Thursday, May 08, 2014

Zashiki-warashi - Japanese Child-like spirit

Zashiki-warashi- sometimes also called zashiki-bokko are a Japanese yōkai, stemming from Iwate Prefecture, similar to a domovoi. The Zashiki-Warashi is fairy of hearth which guards a house and its inhabitants. In addition, some claim that the Zashiki-Warashi is not a fairy but a spirit from its nature.

The name breaks down to zashiki, a tatami floored room, and warashi, an archaic regional term for a child. The appearance of this spirit is that of a 5 or 6 year child with bobbed hair and a red face. Zashiki-warashi can be found in well-maintained and preferably large old houses.

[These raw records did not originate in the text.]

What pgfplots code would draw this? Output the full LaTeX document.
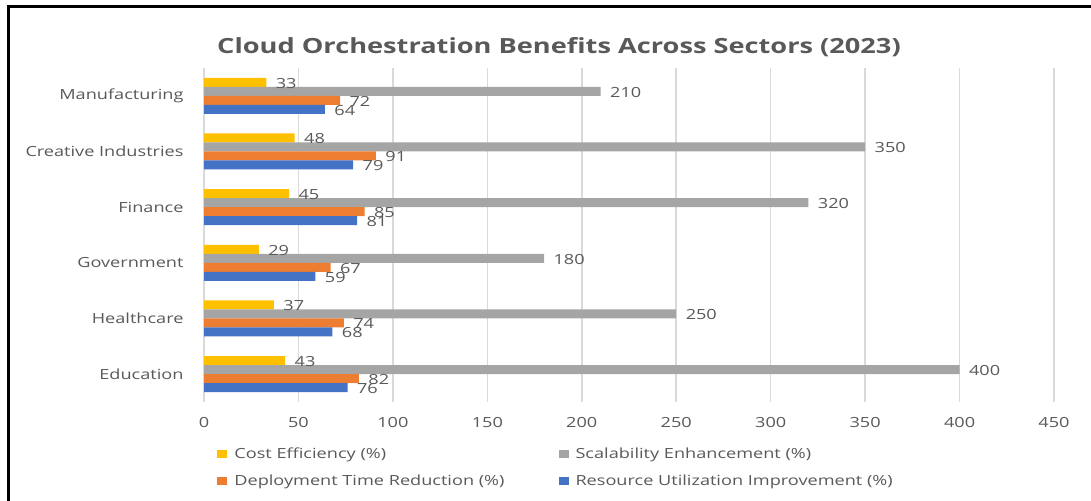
\documentclass[border=0pt]{standalone}
\usepackage{fontspec}
\setmainfont{Open Sans}[FakeStretch=1.3]
\newfontfamily\titlefont{Open Sans}[FakeStretch=1.3]
\usepackage{pgfplots}
\pgfplotsset{compat=1.18}
\definecolor{cY}{HTML}{FFC000}
\definecolor{cG}{HTML}{A5A5A5}
\definecolor{cO}{HTML}{ED7D31}
\definecolor{cB}{HTML}{4472C4}
\definecolor{txt}{HTML}{595959}
\definecolor{grd}{HTML}{D9D9D9}
\begin{document}
\begin{tikzpicture}[x=1bp,y=1bp]
\path[use as bounding box] (0,0) rectangle (1091,501);
\draw[black,line width=2.5bp] (8.5,0) -- (8.5,494.5) -- (1091,494.5);
\node[anchor=base,text=txt,font=\titlefont\bfseries\fontsize{21}{25}\selectfont] at (559,447) {Cloud Orchestration Benefits Across Sectors (2023)};
\begin{axis}[
  at={(204bp,99bp)}, anchor=south west,
  scale only axis, width=850bp, height=334bp,
  xmin=0, xmax=450, ymin=-0.5, ymax=5.5,
  xtick={0,50,...,450},
  ytick={0,1,2,3,4,5},
  yticklabels={Education,Healthcare,Government,Finance,Creative Industries,Manufacturing},
  /pgf/number format/assume math mode=true,
  tick label style={font=\fontsize{14}{17}\selectfont, text=txt},
  yticklabel style={xshift=-17bp},
  xticklabel style={yshift=-12bp},
  major tick length=0pt,
  axis line style={draw=none},
  xmajorgrids, grid style={grd, line width=1.5bp},
  xbar, bar width=9bp,
  clip=false,
  nodes near coords,
  every node near coord/.append style={font=\fontsize{14}{17}\selectfont, text=txt, anchor=west, xshift=6bp, yshift=-1bp},
  legend columns=2,
  legend cell align=left,
  legend style={at={(0.012,-0.125)}, anchor=north west, draw=none, fill=none,
    font=\fontsize{14}{17}\selectfont, text=txt, row sep=11bp,
    /tikz/every even column/.append style={column sep=52bp}},
  legend image code/.code={\fill[#1,draw=none] (0bp,-4bp) rectangle (10bp,4bp); \path[draw=none,fill=none] (0bp,0bp) rectangle (15bp,0.5bp);},
]
\addplot[fill=cY, draw=none, bar shift=13.5bp] coordinates {(43,0) (37,1) (29,2) (45,3) (48,4) (33,5)};
\addlegendentry{Cost Efficiency (\%)}
\addplot[fill=cG, draw=none, bar shift=4.5bp] coordinates {(400,0) (250,1) (180,2) (320,3) (350,4) (210,5)};
\addlegendentry{Scalability Enhancement (\%)}
\addplot[fill=cO, draw=none, bar shift=-4.5bp] coordinates {(82,0) (74,1) (67,2) (85,3) (91,4) (72,5)};
\addlegendentry{Deployment Time Reduction (\%)}
\addplot[fill=cB, draw=none, bar shift=-13.5bp] coordinates {(76,0) (68,1) (59,2) (81,3) (79,4) (64,5)};
\addlegendentry{Resource Utilization Improvement (\%)}
\end{axis}
\end{tikzpicture}
\end{document}
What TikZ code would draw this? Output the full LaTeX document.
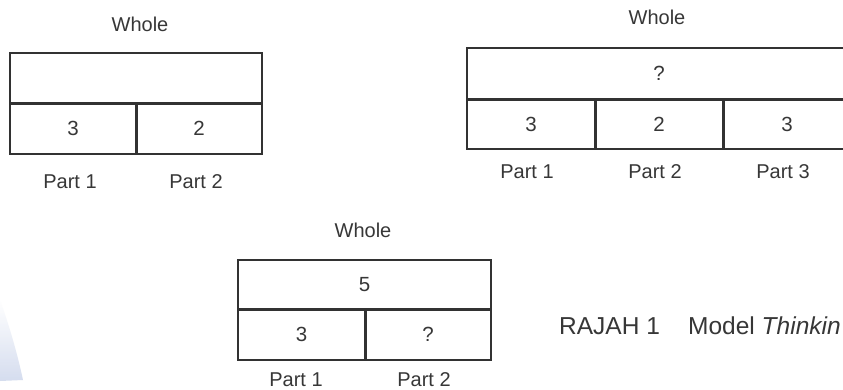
\documentclass[tikz,border=0pt]{standalone}
\usepackage{fontspec}
\setmainfont{Liberation Sans}
\definecolor{ink}{RGB}{50,50,50}
\definecolor{txt}{RGB}{55,55,55}
\definecolor{pale}{RGB}{185,198,228}
\begin{document}
\begin{tikzpicture}[x=1pt,y=-1pt,
  cell/.style={draw=ink,line width=1.4pt,rectangle,inner sep=0pt,text=txt,font=\fontsize{20.5}{23}\selectfont},
  lbl/.style={text=txt,inner sep=0pt,font=\fontsize{20}{23}\selectfont},
  captext/.style={text=txt,inner sep=0pt,anchor=west,font=\fontsize{24.5}{28}\selectfont},
  thick line/.style={draw=ink,line width=2.6pt}]
\clip (0,0) rectangle (843,390);
\fill[white] (0,0) rectangle (843,390);
% faint blue shape bottom-left
\shade[top color=white,bottom color=pale,opacity=0.6] (0,300) .. controls (9,325) and (17,352) .. (23,380) -- (0,381) -- cycle;

% ---- Box 1 ----
\node[cell,minimum width=252pt,minimum height=50pt] (a0) at (136,78) {};
\node[cell,minimum width=126pt,minimum height=51pt] (a1) at (73,128.5) {3};
\node[cell,minimum width=126pt,minimum height=51pt] (a2) at (199,128.5) {2};
\draw[thick line] (a0.south west) -- (a0.south east);
\draw[thick line] (a1.north east) -- (a1.south east);
\node[lbl] (aw) at (140,24) {Whole};
\node[lbl] (ap1) at (70,182) {Part 1};
\node[lbl] (ap2) at (196,182) {Part 2};

% ---- Box 2 ----
\node[cell,minimum width=384pt,minimum height=51pt] (b0) at (659,73.5) {?};
\node[cell,minimum width=128pt,minimum height=50pt] (b1) at (531,124) {3};
\node[cell,minimum width=128pt,minimum height=50pt] (b2) at (659,124) {2};
\node[cell,minimum width=128pt,minimum height=50pt] (b3) at (787,124) {3};
\draw[thick line] (b0.south west) -- (b0.south east);
\draw[thick line] (b1.north east) -- (b1.south east);
\draw[thick line] (b2.north east) -- (b2.south east);
\node[lbl] (bw) at (657,17) {Whole};
\node[lbl] (bp1) at (527,172) {Part 1};
\node[lbl] (bp2) at (655,172) {Part 2};
\node[lbl] (bp3) at (783,172) {Part 3};

% ---- Box 3 ----
\node[cell,minimum width=253pt,minimum height=49pt] (c0) at (364.5,284.5) {5};
\node[cell,minimum width=127pt,minimum height=51pt] (c1) at (301.5,334.5) {3};
\node[cell,minimum width=126pt,minimum height=51pt] (c2) at (428,334.5) {?};
\draw[thick line] (c0.south west) -- (c0.south east);
\draw[thick line] (c1.north east) -- (c1.south east);
\node[lbl] (cw) at (363,230) {Whole};
\node[lbl] (cp1) at (296,380) {Part 1};
\node[lbl] (cp2) at (424,380) {Part 2};

% ---- caption ----
\node[captext] (r1) at (559,326) {RAJAH 1};
\node[captext] (r2) at (688,326) {Model \textit{Thinkin}};
\end{tikzpicture}
\end{document}
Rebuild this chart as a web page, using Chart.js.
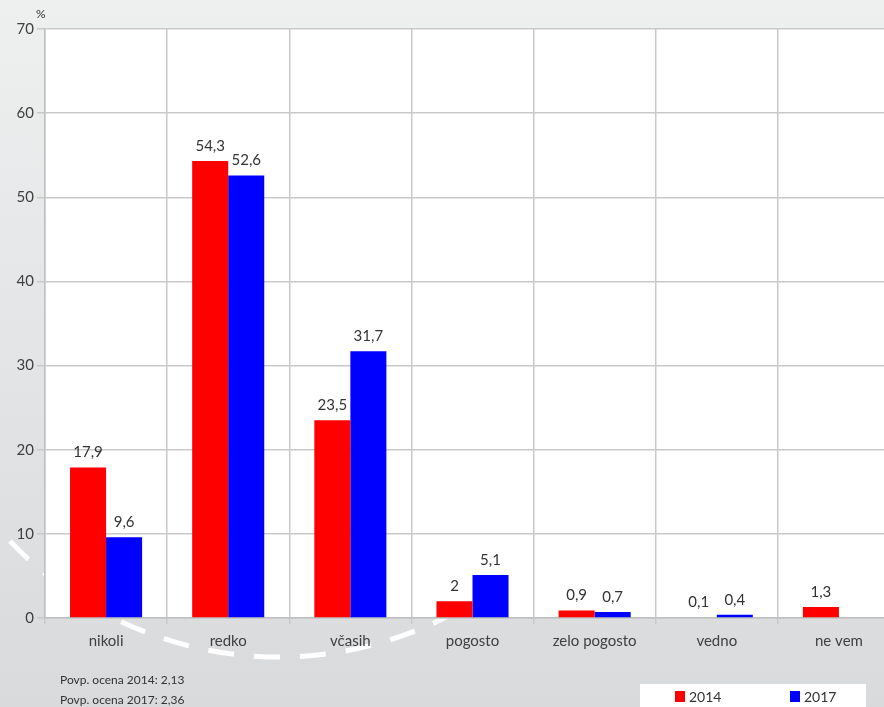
<!DOCTYPE html>
<html>
<head>
<meta charset="utf-8">
<script src="https://cdn.jsdelivr.net/npm/chart.js@4"></script>
<style>
html,body{margin:0;padding:0;overflow:hidden;width:884px;height:707px;background:#e6e7e8;}
#wrap{position:absolute;left:0;top:0;width:900px;height:707px;}
</style>
</head>
<body>
<div id="wrap"><canvas id="c"></canvas></div>
<script>
const categories = ['nikoli', 'redko', 'včasih', 'pogosto', 'zelo pogosto', 'vedno', 'ne vem'];
const values2014 = [17.9, 54.3, 23.5, 2, 0.9, 0.1, 1.3];
const values2017 = [9.6, 52.6, 31.7, 5.1, 0.7, 0.4, null];
const seriesLabels = ['2014', '2017'];
const yTicks = [0, 10, 20, 30, 40, 50, 60, 70];
const notes = ['Povp. ocena 2014: 2,13', 'Povp. ocena 2017: 2,36'];

const FONT = 'Lato, "Open Sans", sans-serif';

const bgPlugin = {
  id: 'bg',
  beforeDraw(chart) {
    const ctx = chart.ctx, W = chart.width, H = chart.height, a = chart.chartArea;
    ctx.save();
    const g = ctx.createLinearGradient(0, 0, 0, H);
    g.addColorStop(0, '#eeefef');
    g.addColorStop(1, '#d9dadc');
    ctx.fillStyle = g;
    ctx.fillRect(0, 0, W, H);
    // decorative dashed arc
    ctx.strokeStyle = '#ffffff';
    ctx.lineWidth = 5;
    ctx.setLineDash([26, 20]);
    ctx.beginPath();
    ctx.arc(279, 287, 370, 0.2, Math.PI * 0.92);
    ctx.stroke();
    ctx.setLineDash([]);
    ctx.fillStyle = '#ffffff';
    ctx.fillRect(a.left, a.top, a.right - a.left, a.bottom - a.top);
    ctx.restore();
  },
  afterDraw(chart) {
    const ctx = chart.ctx, a = chart.chartArea;
    ctx.save();
    ctx.fillStyle = '#333';
    ctx.font = '12px ' + FONT;
    ctx.textAlign = 'left';
    ctx.textBaseline = 'alphabetic';
    ctx.fillText('%', a.left - 9, a.top - 11);
    ctx.font = '12px ' + FONT;
    ctx.fillText(notes[0], 60, 684);
    ctx.fillText(notes[1], 60, 704);
    // legend
    ctx.fillStyle = '#ffffff';
    ctx.fillRect(640, 684, 226, 40);
    const xs = [675, 790];
    chart.data.datasets.forEach((ds, i) => {
      ctx.fillStyle = ds.backgroundColor;
      ctx.fillRect(xs[i], 691, 10, 11);
      ctx.fillStyle = '#333';
      ctx.font = '14px ' + FONT;
      ctx.fillText(ds.label, xs[i] + 14, 702);
    });
    ctx.restore();
  },
  afterDatasetsDraw(chart) {
    const ctx = chart.ctx;
    ctx.save();
    ctx.fillStyle = '#333';
    ctx.font = '15px ' + FONT;
    ctx.textAlign = 'center';
    ctx.textBaseline = 'alphabetic';
    chart.data.datasets.forEach((ds, i) => {
      const meta = chart.getDatasetMeta(i);
      meta.data.forEach((el, j) => {
        const v = ds.data[j];
        if (v === null || v === undefined) return;
        ctx.fillText(String(v).replace('.', ','), el.x, el.y - 10);
      });
    });
    ctx.restore();
  }
};

new Chart(document.getElementById('c'), {
  type: 'bar',
  data: {
    labels: categories,
    datasets: [
      { label: seriesLabels[0], data: values2014, backgroundColor: '#ff0000', borderWidth: 0 },
      { label: seriesLabels[1], data: values2017, backgroundColor: '#0000ff', borderWidth: 0 }
    ]
  },
  options: {
    responsive: true,
    maintainAspectRatio: false,
    animation: false,
    layout: { padding: { top: 29, left: 0, right: 0, bottom: 0 } },
    plugins: { legend: { display: false }, tooltip: { enabled: false } },
    datasets: { bar: { categoryPercentage: 0.59, barPercentage: 1.0 } },
    scales: {
      x: {
        grid: { color: '#c9c9c9', lineWidth: 1.5, tickLength: 6, offset: true },
        border: { color: '#c0c0c0', width: 1.5 },
        ticks: { color: '#404040', font: { family: FONT, size: 15 }, padding: 8, maxRotation: 0 },
        afterFit(s) { s.height = 89; }
      },
      y: {
        min: 0, max: 70,
        afterBuildTicks(s) { s.ticks = yTicks.map(v => ({ value: v })); },
        grid: { color: '#c9c9c9', lineWidth: 1.5, tickLength: 8 },
        border: { color: '#c0c0c0', width: 1.5 },
        ticks: { color: '#404040', font: { family: FONT, size: 15 }, padding: 3 },
        afterFit(s) { s.width = 45; }
      }
    }
  },
  plugins: [bgPlugin]
});
</script>
</body>
</html>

It often appears in fairy tale or native myth. Once a Zashiki-Warashi inhabits a house, it brings the house and its other inhabitants prosperity and happiness, keep them from danger.In the other hand, however, if the Zashiki-Warashi left them,they would possibly fall. The typical Zashiki-Warashi manifests as a little child, usually a little girl, wearing short bob style hair and kimono .


Zashiki-warashi can be found in well-maintained and preferably large old houses. She usually resides in astral space. Only when something happens, i.e. inhabitants are meeting danger, threats come close,or else, it manifests to save the house and inhabitants. It is said that once a zashiki-warashi inhabits a house, it brings the residence great fortune; on the other hand, should a zashiki-warashi depart, the domain soon falls into a steep decline.


To attract and maintain a zashiki-warashi in the home, it is said the spirit must be noticed, appreciated and cared for properly, much in the manner one would raise a child, though too much attention may drive it off. As the zashiki-warashi is child-like in nature, it is prone to playing harmless pranks and occasionally causing mischief.


They might for instance sit on a guest's futon, turn people's pillows over or cause sounds similar to kagura music to be heard from rooms no one uses. Sometimes they leave little footsteps in ashes. There are different variations as to who can see the zashiki-warashi; usually this is limited to inhabitants of the house, sometimes to children.